- **Given information**:
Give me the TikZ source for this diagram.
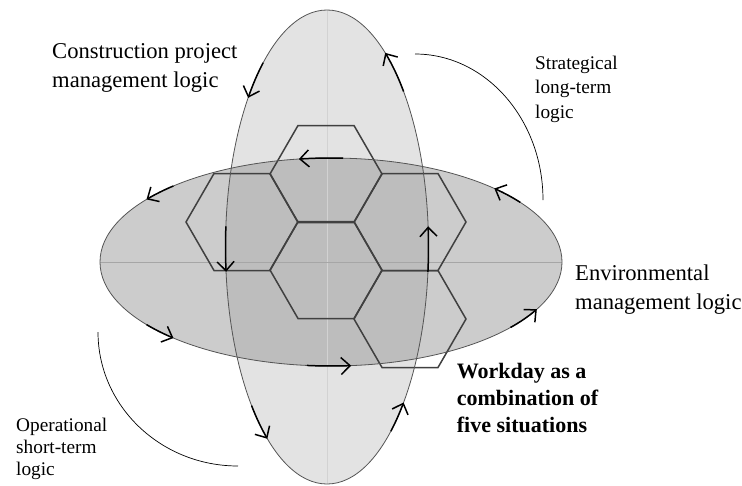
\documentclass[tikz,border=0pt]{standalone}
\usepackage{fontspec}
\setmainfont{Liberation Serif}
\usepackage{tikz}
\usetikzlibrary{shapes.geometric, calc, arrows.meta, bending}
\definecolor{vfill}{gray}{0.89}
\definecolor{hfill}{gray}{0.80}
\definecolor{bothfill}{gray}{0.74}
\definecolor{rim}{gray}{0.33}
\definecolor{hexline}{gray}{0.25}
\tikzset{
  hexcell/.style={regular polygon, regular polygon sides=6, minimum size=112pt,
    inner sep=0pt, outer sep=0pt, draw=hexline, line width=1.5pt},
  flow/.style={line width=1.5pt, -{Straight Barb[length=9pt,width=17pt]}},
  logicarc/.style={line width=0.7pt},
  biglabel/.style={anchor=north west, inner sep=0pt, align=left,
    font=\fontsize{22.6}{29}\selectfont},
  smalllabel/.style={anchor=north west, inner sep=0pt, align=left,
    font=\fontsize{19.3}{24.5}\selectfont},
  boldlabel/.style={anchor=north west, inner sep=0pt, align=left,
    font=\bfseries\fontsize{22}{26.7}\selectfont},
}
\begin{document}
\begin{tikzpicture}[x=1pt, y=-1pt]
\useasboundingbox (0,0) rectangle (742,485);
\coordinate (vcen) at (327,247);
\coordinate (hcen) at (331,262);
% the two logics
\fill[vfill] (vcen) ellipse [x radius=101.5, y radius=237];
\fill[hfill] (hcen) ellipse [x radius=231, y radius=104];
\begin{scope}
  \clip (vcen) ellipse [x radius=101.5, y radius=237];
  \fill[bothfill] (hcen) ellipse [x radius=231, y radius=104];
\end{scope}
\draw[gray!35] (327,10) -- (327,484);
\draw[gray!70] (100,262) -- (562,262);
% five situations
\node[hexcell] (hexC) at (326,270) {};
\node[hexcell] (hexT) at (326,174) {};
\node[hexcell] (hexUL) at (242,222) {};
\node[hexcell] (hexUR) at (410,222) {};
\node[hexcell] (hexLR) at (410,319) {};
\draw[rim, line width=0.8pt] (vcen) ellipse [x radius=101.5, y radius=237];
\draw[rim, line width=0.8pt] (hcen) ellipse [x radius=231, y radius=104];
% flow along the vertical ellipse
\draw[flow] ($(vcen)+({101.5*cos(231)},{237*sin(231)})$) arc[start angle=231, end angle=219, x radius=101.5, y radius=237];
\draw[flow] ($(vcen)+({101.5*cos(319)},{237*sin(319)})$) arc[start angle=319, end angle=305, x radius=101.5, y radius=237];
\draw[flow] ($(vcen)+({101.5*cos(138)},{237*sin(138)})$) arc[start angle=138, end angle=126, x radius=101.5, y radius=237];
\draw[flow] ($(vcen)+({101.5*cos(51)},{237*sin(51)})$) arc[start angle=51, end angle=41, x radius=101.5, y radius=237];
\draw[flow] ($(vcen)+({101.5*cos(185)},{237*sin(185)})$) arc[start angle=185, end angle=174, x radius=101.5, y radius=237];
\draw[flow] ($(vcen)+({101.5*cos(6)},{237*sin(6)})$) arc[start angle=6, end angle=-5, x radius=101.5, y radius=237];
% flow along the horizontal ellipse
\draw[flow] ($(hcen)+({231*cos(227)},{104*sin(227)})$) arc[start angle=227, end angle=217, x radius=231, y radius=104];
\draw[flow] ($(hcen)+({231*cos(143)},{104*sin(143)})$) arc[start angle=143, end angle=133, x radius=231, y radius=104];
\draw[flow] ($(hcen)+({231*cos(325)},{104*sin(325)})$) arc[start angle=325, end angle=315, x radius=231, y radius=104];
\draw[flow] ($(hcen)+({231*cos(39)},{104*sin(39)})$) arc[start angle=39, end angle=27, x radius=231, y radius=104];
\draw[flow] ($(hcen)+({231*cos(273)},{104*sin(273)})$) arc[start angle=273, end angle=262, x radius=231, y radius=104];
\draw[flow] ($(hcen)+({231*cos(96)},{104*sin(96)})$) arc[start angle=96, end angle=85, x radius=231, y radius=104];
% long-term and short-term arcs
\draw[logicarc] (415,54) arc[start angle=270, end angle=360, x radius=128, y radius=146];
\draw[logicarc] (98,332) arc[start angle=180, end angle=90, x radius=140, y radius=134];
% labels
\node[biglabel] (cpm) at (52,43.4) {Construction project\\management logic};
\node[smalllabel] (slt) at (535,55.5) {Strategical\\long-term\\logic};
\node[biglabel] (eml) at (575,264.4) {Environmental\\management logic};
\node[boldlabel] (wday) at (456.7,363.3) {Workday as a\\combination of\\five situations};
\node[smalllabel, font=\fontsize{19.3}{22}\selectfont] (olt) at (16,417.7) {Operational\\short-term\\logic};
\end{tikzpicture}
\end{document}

- **Required task**: Every line above should be returned exactly; the pictures stay out.

- **Answer to the task**:
Give me the TikZ source for this diagram.
\documentclass[tikz,border=0pt]{standalone}
\usepackage{fontspec}
\setmainfont{Liberation Serif}
\usepackage{tikz}
\usetikzlibrary{shapes.geometric, calc, arrows.meta, bending}
\definecolor{vfill}{gray}{0.89}
\definecolor{hfill}{gray}{0.80}
\definecolor{bothfill}{gray}{0.74}
\definecolor{rim}{gray}{0.33}
\definecolor{hexline}{gray}{0.25}
\tikzset{
  hexcell/.style={regular polygon, regular polygon sides=6, minimum size=112pt,
    inner sep=0pt, outer sep=0pt, draw=hexline, line width=1.5pt},
  flow/.style={line width=1.5pt, -{Straight Barb[length=9pt,width=17pt]}},
  logicarc/.style={line width=0.7pt},
  biglabel/.style={anchor=north west, inner sep=0pt, align=left,
    font=\fontsize{22.6}{29}\selectfont},
  smalllabel/.style={anchor=north west, inner sep=0pt, align=left,
    font=\fontsize{19.3}{24.5}\selectfont},
  boldlabel/.style={anchor=north west, inner sep=0pt, align=left,
    font=\bfseries\fontsize{22}{26.7}\selectfont},
}
\begin{document}
\begin{tikzpicture}[x=1pt, y=-1pt]
\useasboundingbox (0,0) rectangle (742,485);
\coordinate (vcen) at (327,247);
\coordinate (hcen) at (331,262);
% the two logics
\fill[vfill] (vcen) ellipse [x radius=101.5, y radius=237];
\fill[hfill] (hcen) ellipse [x radius=231, y radius=104];
\begin{scope}
  \clip (vcen) ellipse [x radius=101.5, y radius=237];
  \fill[bothfill] (hcen) ellipse [x radius=231, y radius=104];
\end{scope}
\draw[gray!35] (327,10) -- (327,484);
\draw[gray!70] (100,262) -- (562,262);
% five situations
\node[hexcell] (hexC) at (326,270) {};
\node[hexcell] (hexT) at (326,174) {};
\node[hexcell] (hexUL) at (242,222) {};
\node[hexcell] (hexUR) at (410,222) {};
\node[hexcell] (hexLR) at (410,319) {};
\draw[rim, line width=0.8pt] (vcen) ellipse [x radius=101.5, y radius=237];
\draw[rim, line width=0.8pt] (hcen) ellipse [x radius=231, y radius=104];
% flow along the vertical ellipse
\draw[flow] ($(vcen)+({101.5*cos(231)},{237*sin(231)})$) arc[start angle=231, end angle=219, x radius=101.5, y radius=237];
\draw[flow] ($(vcen)+({101.5*cos(319)},{237*sin(319)})$) arc[start angle=319, end angle=305, x radius=101.5, y radius=237];
\draw[flow] ($(vcen)+({101.5*cos(138)},{237*sin(138)})$) arc[start angle=138, end angle=126, x radius=101.5, y radius=237];
\draw[flow] ($(vcen)+({101.5*cos(51)},{237*sin(51)})$) arc[start angle=51, end angle=41, x radius=101.5, y radius=237];
\draw[flow] ($(vcen)+({101.5*cos(185)},{237*sin(185)})$) arc[start angle=185, end angle=174, x radius=101.5, y radius=237];
\draw[flow] ($(vcen)+({101.5*cos(6)},{237*sin(6)})$) arc[start angle=6, end angle=-5, x radius=101.5, y radius=237];
% flow along the horizontal ellipse
\draw[flow] ($(hcen)+({231*cos(227)},{104*sin(227)})$) arc[start angle=227, end angle=217, x radius=231, y radius=104];
\draw[flow] ($(hcen)+({231*cos(143)},{104*sin(143)})$) arc[start angle=143, end angle=133, x radius=231, y radius=104];
\draw[flow] ($(hcen)+({231*cos(325)},{104*sin(325)})$) arc[start angle=325, end angle=315, x radius=231, y radius=104];
\draw[flow] ($(hcen)+({231*cos(39)},{104*sin(39)})$) arc[start angle=39, end angle=27, x radius=231, y radius=104];
\draw[flow] ($(hcen)+({231*cos(273)},{104*sin(273)})$) arc[start angle=273, end angle=262, x radius=231, y radius=104];
\draw[flow] ($(hcen)+({231*cos(96)},{104*sin(96)})$) arc[start angle=96, end angle=85, x radius=231, y radius=104];
% long-term and short-term arcs
\draw[logicarc] (415,54) arc[start angle=270, end angle=360, x radius=128, y radius=146];
\draw[logicarc] (98,332) arc[start angle=180, end angle=90, x radius=140, y radius=134];
% labels
\node[biglabel] (cpm) at (52,43.4) {Construction project\\management logic};
\node[smalllabel] (slt) at (535,55.5) {Strategical\\long-term\\logic};
\node[biglabel] (eml) at (575,264.4) {Environmental\\management logic};
\node[boldlabel] (wday) at (456.7,363.3) {Workday as a\\combination of\\five situations};
\node[smalllabel, font=\fontsize{19.3}{22}\selectfont] (olt) at (16,417.7) {Operational\\short-term\\logic};
\end{tikzpicture}
\end{document}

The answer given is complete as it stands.